## Available data
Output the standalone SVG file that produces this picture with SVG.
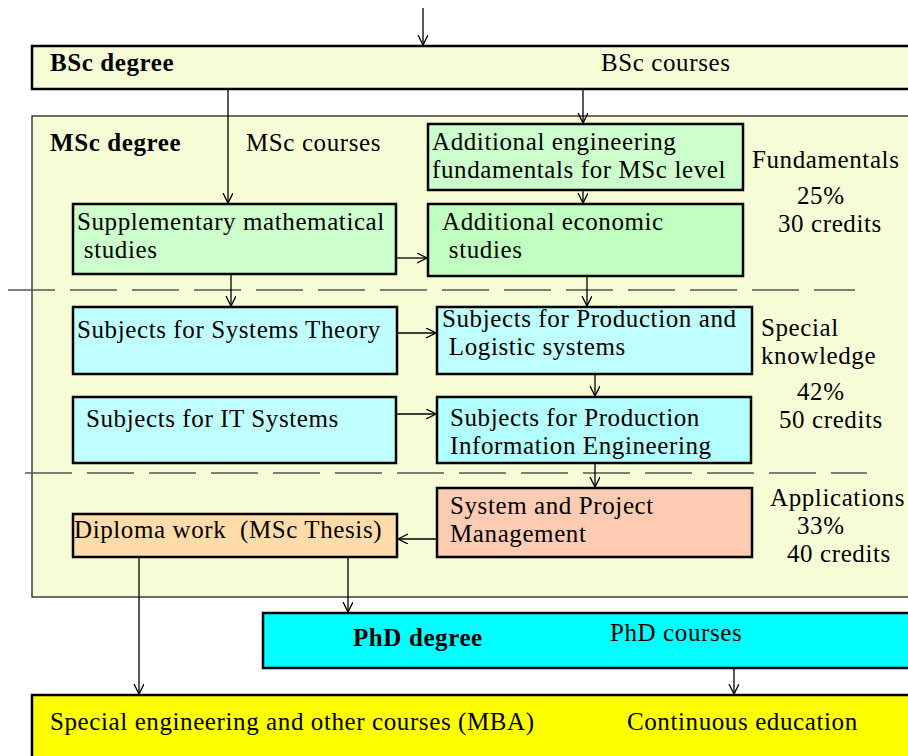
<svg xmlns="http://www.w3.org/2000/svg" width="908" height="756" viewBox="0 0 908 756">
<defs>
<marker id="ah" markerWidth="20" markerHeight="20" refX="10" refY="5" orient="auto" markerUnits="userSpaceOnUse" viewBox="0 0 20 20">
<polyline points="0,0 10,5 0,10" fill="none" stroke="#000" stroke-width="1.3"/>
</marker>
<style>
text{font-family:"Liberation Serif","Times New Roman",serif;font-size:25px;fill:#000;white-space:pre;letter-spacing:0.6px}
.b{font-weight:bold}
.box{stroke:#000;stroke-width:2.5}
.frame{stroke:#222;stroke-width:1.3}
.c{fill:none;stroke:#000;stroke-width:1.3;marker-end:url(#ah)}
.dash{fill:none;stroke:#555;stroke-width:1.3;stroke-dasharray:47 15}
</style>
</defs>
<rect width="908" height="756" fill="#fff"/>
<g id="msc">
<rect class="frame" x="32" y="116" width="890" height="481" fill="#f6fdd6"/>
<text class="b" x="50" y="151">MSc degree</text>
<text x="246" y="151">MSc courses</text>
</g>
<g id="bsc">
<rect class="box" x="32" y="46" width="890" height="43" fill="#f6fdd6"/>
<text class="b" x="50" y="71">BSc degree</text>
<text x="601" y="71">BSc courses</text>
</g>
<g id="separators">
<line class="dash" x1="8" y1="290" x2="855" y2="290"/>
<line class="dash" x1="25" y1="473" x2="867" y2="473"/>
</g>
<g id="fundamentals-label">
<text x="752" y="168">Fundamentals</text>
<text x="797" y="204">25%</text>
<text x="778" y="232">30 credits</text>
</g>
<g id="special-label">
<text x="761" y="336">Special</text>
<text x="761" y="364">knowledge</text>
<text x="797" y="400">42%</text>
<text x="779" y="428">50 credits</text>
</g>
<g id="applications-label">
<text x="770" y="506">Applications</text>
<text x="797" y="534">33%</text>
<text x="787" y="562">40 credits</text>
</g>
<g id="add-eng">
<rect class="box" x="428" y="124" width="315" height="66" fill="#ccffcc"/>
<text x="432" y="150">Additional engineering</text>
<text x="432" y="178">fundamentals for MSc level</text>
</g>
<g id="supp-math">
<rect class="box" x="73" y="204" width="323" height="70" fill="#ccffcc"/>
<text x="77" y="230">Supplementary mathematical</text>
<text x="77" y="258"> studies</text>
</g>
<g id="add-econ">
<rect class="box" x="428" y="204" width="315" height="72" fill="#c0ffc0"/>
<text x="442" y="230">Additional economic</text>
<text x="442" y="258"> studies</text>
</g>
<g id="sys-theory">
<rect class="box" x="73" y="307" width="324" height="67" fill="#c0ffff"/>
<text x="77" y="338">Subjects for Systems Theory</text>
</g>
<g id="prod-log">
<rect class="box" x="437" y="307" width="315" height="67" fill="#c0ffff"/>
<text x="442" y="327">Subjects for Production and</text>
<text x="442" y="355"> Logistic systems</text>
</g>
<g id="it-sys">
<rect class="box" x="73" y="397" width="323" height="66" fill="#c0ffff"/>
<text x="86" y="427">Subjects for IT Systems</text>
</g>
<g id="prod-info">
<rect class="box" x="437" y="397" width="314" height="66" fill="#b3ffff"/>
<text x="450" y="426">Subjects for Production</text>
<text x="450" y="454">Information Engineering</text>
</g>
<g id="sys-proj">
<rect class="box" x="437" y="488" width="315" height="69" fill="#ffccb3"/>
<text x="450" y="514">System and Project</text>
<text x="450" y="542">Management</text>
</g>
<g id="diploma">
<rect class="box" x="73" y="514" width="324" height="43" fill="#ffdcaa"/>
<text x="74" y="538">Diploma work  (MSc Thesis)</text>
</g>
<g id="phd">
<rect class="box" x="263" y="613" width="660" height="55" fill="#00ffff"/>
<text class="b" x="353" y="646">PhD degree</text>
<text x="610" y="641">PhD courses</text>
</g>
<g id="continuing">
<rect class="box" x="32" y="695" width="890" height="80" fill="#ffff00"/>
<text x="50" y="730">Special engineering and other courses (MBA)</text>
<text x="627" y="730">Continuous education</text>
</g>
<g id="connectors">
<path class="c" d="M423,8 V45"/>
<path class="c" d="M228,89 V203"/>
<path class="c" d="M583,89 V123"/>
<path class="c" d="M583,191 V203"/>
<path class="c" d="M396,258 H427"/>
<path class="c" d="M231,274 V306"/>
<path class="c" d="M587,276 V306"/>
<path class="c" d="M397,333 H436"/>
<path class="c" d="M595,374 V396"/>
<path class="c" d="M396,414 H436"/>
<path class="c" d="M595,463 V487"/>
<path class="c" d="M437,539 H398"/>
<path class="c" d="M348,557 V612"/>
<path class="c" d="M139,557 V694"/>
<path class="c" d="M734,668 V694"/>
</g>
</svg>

...

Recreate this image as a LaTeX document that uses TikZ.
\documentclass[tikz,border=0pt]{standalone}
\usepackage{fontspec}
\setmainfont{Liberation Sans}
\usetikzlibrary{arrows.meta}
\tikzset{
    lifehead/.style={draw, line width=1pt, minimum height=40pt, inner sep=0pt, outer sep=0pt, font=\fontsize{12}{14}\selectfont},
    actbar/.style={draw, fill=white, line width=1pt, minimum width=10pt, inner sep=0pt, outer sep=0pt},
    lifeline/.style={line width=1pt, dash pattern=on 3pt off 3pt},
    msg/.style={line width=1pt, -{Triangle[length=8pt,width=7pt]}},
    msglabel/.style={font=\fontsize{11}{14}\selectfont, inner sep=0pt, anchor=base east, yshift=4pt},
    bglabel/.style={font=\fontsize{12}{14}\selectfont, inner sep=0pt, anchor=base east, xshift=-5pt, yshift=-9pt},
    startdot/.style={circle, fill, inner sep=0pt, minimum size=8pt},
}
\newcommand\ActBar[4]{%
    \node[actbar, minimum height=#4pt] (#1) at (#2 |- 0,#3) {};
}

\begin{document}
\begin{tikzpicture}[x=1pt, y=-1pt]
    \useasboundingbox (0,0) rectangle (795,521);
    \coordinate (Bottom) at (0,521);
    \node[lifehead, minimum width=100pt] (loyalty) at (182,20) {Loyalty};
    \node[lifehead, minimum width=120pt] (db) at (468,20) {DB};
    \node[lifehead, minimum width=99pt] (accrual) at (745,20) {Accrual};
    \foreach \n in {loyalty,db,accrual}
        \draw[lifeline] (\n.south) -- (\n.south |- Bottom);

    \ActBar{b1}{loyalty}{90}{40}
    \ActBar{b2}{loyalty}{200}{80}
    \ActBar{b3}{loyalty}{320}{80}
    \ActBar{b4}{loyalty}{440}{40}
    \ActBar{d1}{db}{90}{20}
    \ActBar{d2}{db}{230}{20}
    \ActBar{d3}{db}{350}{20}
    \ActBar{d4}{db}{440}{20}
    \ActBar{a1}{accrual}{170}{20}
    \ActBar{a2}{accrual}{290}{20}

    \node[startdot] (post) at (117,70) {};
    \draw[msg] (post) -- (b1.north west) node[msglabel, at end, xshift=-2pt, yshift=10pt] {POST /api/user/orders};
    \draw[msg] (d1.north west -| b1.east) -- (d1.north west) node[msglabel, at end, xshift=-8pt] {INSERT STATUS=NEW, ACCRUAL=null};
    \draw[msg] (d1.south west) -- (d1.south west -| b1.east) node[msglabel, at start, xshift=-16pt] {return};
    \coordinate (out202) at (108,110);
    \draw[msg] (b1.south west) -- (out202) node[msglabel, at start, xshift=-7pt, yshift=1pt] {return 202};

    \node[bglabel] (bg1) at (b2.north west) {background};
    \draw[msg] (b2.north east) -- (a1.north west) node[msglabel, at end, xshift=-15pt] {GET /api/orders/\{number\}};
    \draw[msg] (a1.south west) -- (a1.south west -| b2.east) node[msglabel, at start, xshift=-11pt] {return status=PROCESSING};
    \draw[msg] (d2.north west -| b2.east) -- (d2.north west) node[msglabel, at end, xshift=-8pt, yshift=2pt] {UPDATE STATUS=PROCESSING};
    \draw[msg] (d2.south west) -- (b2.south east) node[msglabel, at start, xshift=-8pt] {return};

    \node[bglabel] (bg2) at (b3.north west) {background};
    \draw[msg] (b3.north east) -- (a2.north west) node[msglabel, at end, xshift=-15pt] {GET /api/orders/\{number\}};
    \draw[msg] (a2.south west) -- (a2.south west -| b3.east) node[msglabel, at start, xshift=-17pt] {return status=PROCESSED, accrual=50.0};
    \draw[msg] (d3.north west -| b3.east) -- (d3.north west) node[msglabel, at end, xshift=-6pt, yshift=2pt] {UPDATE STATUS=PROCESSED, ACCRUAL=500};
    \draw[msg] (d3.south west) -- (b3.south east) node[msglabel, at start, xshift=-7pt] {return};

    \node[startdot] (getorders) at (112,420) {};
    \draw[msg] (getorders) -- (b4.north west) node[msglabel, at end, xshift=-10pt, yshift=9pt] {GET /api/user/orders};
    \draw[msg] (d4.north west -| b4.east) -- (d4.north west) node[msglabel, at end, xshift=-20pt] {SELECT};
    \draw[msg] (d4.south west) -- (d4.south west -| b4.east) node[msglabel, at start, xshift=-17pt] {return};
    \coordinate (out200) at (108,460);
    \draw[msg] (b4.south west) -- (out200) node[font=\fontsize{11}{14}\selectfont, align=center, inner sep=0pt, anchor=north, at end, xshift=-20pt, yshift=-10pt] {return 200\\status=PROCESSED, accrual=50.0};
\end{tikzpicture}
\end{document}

## Short task
Locate the lines above that hold the word "this". Show every one of them.

## Task response
Output the standalone SVG file that produces this picture with SVG.
Recreate this image as a LaTeX document that uses TikZ.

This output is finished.